И ты начинаешь обживать новое своё место, притягивая к нему своё – не своё время. Ощущение (предощущение) того, что что-то должно произойти, сменяется узнаванием (дежавю) этого чувства: ЧТО-ТО УЖЕ ПРОИСХОДИТ! – КОГДА ВОДА НАПЬЁТСЯ!.. Всё – ты уже в этом новом-старом-знакомом состоянии. Звук-звучание, слова и ритм уже есть. Теперь нужно ждать следующего, более глубокого ощущения / предощущения / переживания – иного, воспоминаемого, но незнаемого, узнаваемого, но абсолютно другого, нежели бывшее, пережитое… И ты живёшь в этом состоянии определённой неопределённости, мучительного счастья, которого всё ещё нет (и будет ли?), – в состоянии эвристической асфиксии, когда задыхание твоё – чудесно и страшновато. Ведь ты – сердце. Сердце уже не зимы, а чего-то большего. Ты живёшь (на автопилоте), занимаешься бытом, но сердце и разум твой уже в бытии, а душа – ещё дальше, выше и глубже: она пытается добыть иного вещества, или – вещества Иного, существование которого подтверждается наплывами озноба плечевого, морозцем нервным по спине, холодом под ложечкой и валидоловым сквозняком в гортани. Так и живёшь на три пространства (на три фронта): быт – бытие – Иное.

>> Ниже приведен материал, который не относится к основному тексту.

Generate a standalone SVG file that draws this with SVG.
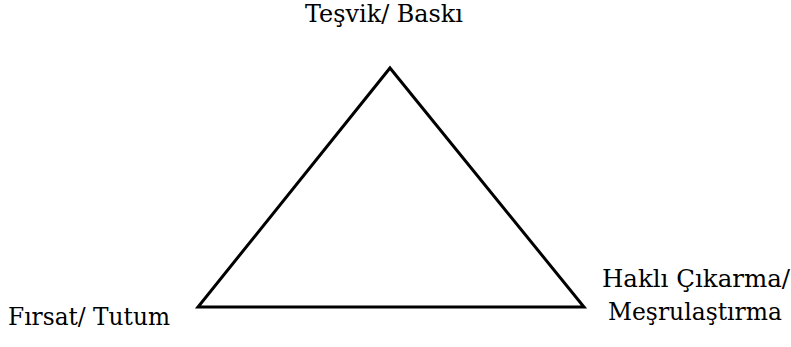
<svg xmlns="http://www.w3.org/2000/svg" width="791" height="347" viewBox="0 0 791 347">
<style>
.tri{fill:none;stroke:#000;stroke-width:3;stroke-linejoin:miter}
</style>
<rect width="791" height="347" fill="#fff"/>
<g id="triangle"><polygon class="tri" points="390,68 584,307 198,307"/></g>
<g id="connectors"/>
<g font-family="DejaVu Serif, Liberation Serif, serif" font-size="24" fill="#000">
<g id="node-top"><text x="305" y="22" textLength="158" lengthAdjust="spacingAndGlyphs">Teşvik/ Baskı</text></g>
<g id="node-left"><text x="8" y="325" textLength="162" lengthAdjust="spacingAndGlyphs">Fırsat/ Tutum</text></g>
<g id="node-right"><text x="602" y="287" textLength="188" lengthAdjust="spacingAndGlyphs">Haklı Çıkarma/</text><text x="608" y="320" textLength="174" lengthAdjust="spacingAndGlyphs">Meşrulaştırma</text></g>
</g>
</svg>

Состояние мучительной неопределенности может продолжаться (и развиваться) долго: день, неделю, месяц, год… Всю жизнь. Ты ждёшь ЭТО. Не потому, что оно тебе нужно, а потому, что оно неизбежно. Потому что так происходит с тобой и с НИМ (с ЭТИМ самым) всегда, всю жизнь, лет с трёх, с первых букв твоих, строчек, страниц и книг. Твоя растерянность есть рассеивание тебя по иным местам и временам – вот ты и выходишь из своего места и времени. Ты теперь всюду. Идёшь везде, как снег, как дождь, как свет, сумрак и не свет. До тех пор, пока ОНО не явится. ОНО – стихотворение. Рассказ. Статья. Книга. И когда ОНО начнёт появляться (проявляться, материализоваться) – твоё рассеивание соберётся в пучок, в щепоть. Ты – весь – будешь сам по себе в своей щепоти. Как карандаш, как ручка. Вот и пишешь собой.
Нет, не только собой. Пишешь ещё и чем-то ИНЫМ. Чем?.. И – что? Нащупываешь пустоты в том, что уже сказано, подумано, пропето, проплакано. Трепетная пустота неназванного (и – неназываемого) ждёт имени, чтобы наполниться смыслом, – и не только языковым, мыслительным, но и метасмысловым, метаэмоциональным, метамузыкальным и метачеловеческим. Всем тем, что приближает работу текстотворца к призрачному образцу, к метатексту, а от него – к архетексту.
«Когда вода напьётся», эта фраза по беззаконным законам метаассоциативности пробирается в язык, в языковую картину мира. Почему? Потому, что архетекст поддавливает. Гравитация Главного Текста чудовищно велика, мощна, если не всесильна.